* [REQUIREMENT]: Repeat only the lines below that run from the line with "Emit a Python" to the line with "linestyle=(0, (7.5, 2.6)))", ends included; skip every picture.
-------- DATA TO USE
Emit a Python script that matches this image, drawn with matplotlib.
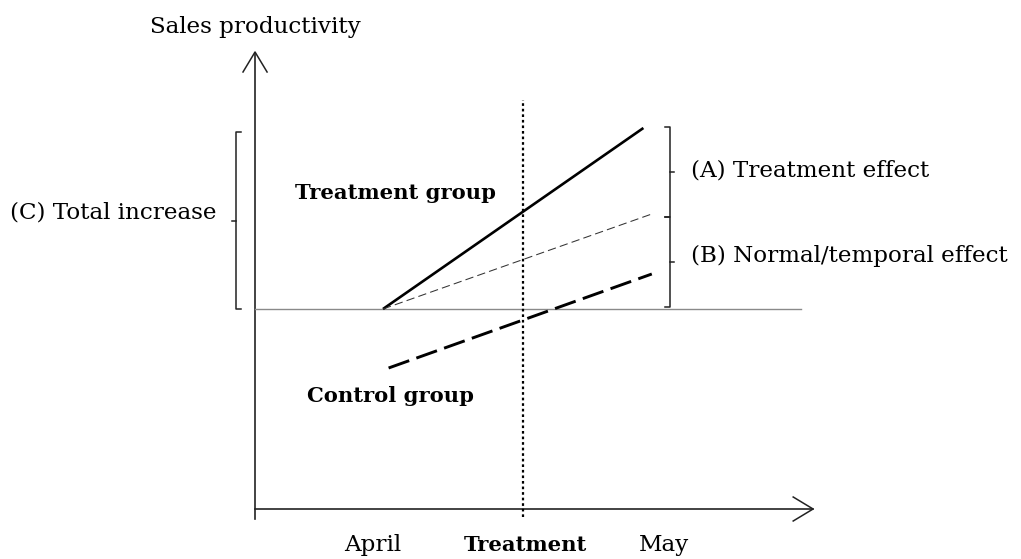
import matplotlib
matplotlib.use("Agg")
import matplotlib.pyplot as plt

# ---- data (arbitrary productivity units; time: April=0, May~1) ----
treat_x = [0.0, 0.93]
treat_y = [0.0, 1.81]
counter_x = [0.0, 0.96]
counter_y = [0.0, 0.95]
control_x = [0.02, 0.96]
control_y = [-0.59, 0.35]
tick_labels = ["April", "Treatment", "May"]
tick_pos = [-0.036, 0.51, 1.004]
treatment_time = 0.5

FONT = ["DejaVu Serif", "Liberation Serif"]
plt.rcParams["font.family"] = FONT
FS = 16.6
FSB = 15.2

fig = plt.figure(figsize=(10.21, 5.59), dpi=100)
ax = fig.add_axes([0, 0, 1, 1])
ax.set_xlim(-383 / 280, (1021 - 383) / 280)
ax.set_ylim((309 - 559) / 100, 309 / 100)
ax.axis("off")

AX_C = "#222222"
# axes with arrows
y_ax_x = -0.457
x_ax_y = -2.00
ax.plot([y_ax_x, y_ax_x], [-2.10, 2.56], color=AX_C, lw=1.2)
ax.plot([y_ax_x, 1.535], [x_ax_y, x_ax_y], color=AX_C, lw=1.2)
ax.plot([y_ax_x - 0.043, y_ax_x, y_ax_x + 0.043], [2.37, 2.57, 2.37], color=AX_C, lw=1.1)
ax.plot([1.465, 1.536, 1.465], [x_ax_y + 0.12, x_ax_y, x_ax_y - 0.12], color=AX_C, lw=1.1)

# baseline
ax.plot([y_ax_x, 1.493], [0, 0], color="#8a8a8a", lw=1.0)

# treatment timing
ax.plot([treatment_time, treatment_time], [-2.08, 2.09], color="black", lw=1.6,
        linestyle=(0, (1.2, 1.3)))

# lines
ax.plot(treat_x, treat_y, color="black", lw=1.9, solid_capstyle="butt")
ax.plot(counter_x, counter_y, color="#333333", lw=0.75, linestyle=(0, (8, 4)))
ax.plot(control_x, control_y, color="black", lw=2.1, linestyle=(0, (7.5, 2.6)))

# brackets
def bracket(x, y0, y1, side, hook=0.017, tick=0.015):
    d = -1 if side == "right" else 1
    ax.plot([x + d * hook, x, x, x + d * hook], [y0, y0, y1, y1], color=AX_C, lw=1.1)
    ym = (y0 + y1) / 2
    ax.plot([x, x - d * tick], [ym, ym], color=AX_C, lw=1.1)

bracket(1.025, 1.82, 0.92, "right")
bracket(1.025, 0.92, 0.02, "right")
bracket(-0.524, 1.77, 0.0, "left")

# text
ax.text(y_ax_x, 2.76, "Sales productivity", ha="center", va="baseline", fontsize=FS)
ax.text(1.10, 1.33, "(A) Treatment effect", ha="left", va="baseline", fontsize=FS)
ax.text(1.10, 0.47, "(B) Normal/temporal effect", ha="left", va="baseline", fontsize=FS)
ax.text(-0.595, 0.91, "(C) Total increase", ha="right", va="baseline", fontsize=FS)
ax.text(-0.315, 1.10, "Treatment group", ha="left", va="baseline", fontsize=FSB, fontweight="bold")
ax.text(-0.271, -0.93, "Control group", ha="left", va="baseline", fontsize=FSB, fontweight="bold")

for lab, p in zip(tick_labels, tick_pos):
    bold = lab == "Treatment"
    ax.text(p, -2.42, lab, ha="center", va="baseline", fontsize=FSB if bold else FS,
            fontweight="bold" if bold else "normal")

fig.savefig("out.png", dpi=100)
----------------
-------- DATA TO USE
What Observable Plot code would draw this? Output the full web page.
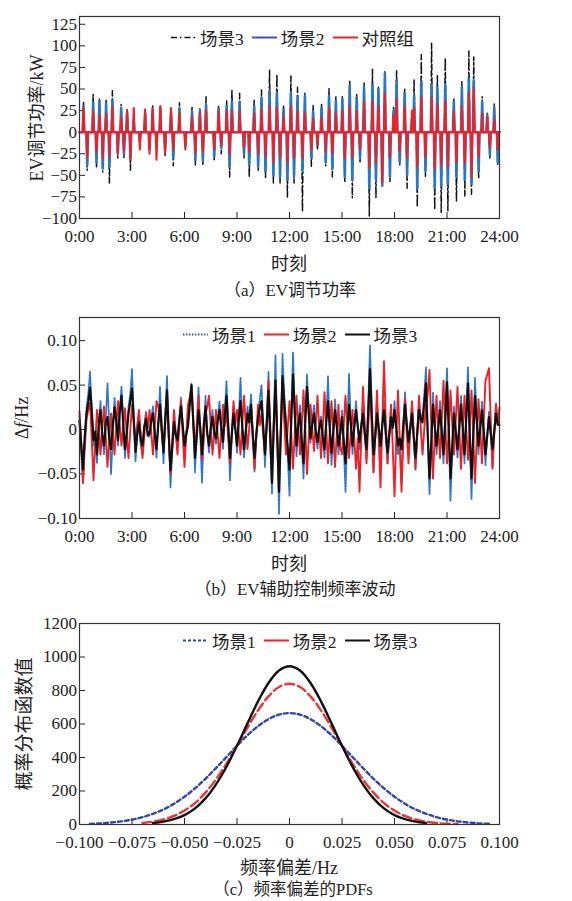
----------------
* [FINISHED ANSWER]:
Emit a Python script that matches this image, drawn with matplotlib.
import matplotlib
matplotlib.use("Agg")
import matplotlib.pyplot as plt

# ---- data (arbitrary productivity units; time: April=0, May~1) ----
treat_x = [0.0, 0.93]
treat_y = [0.0, 1.81]
counter_x = [0.0, 0.96]
counter_y = [0.0, 0.95]
control_x = [0.02, 0.96]
control_y = [-0.59, 0.35]
tick_labels = ["April", "Treatment", "May"]
tick_pos = [-0.036, 0.51, 1.004]
treatment_time = 0.5

FONT = ["DejaVu Serif", "Liberation Serif"]
plt.rcParams["font.family"] = FONT
FS = 16.6
FSB = 15.2

fig = plt.figure(figsize=(10.21, 5.59), dpi=100)
ax = fig.add_axes([0, 0, 1, 1])
ax.set_xlim(-383 / 280, (1021 - 383) / 280)
ax.set_ylim((309 - 559) / 100, 309 / 100)
ax.axis("off")

AX_C = "#222222"
# axes with arrows
y_ax_x = -0.457
x_ax_y = -2.00
ax.plot([y_ax_x, y_ax_x], [-2.10, 2.56], color=AX_C, lw=1.2)
ax.plot([y_ax_x, 1.535], [x_ax_y, x_ax_y], color=AX_C, lw=1.2)
ax.plot([y_ax_x - 0.043, y_ax_x, y_ax_x + 0.043], [2.37, 2.57, 2.37], color=AX_C, lw=1.1)
ax.plot([1.465, 1.536, 1.465], [x_ax_y + 0.12, x_ax_y, x_ax_y - 0.12], color=AX_C, lw=1.1)

# baseline
ax.plot([y_ax_x, 1.493], [0, 0], color="#8a8a8a", lw=1.0)

# treatment timing
ax.plot([treatment_time, treatment_time], [-2.08, 2.09], color="black", lw=1.6,
        linestyle=(0, (1.2, 1.3)))

# lines
ax.plot(treat_x, treat_y, color="black", lw=1.9, solid_capstyle="butt")
ax.plot(counter_x, counter_y, color="#333333", lw=0.75, linestyle=(0, (8, 4)))
ax.plot(control_x, control_y, color="black", lw=2.1, linestyle=(0, (7.5, 2.6)))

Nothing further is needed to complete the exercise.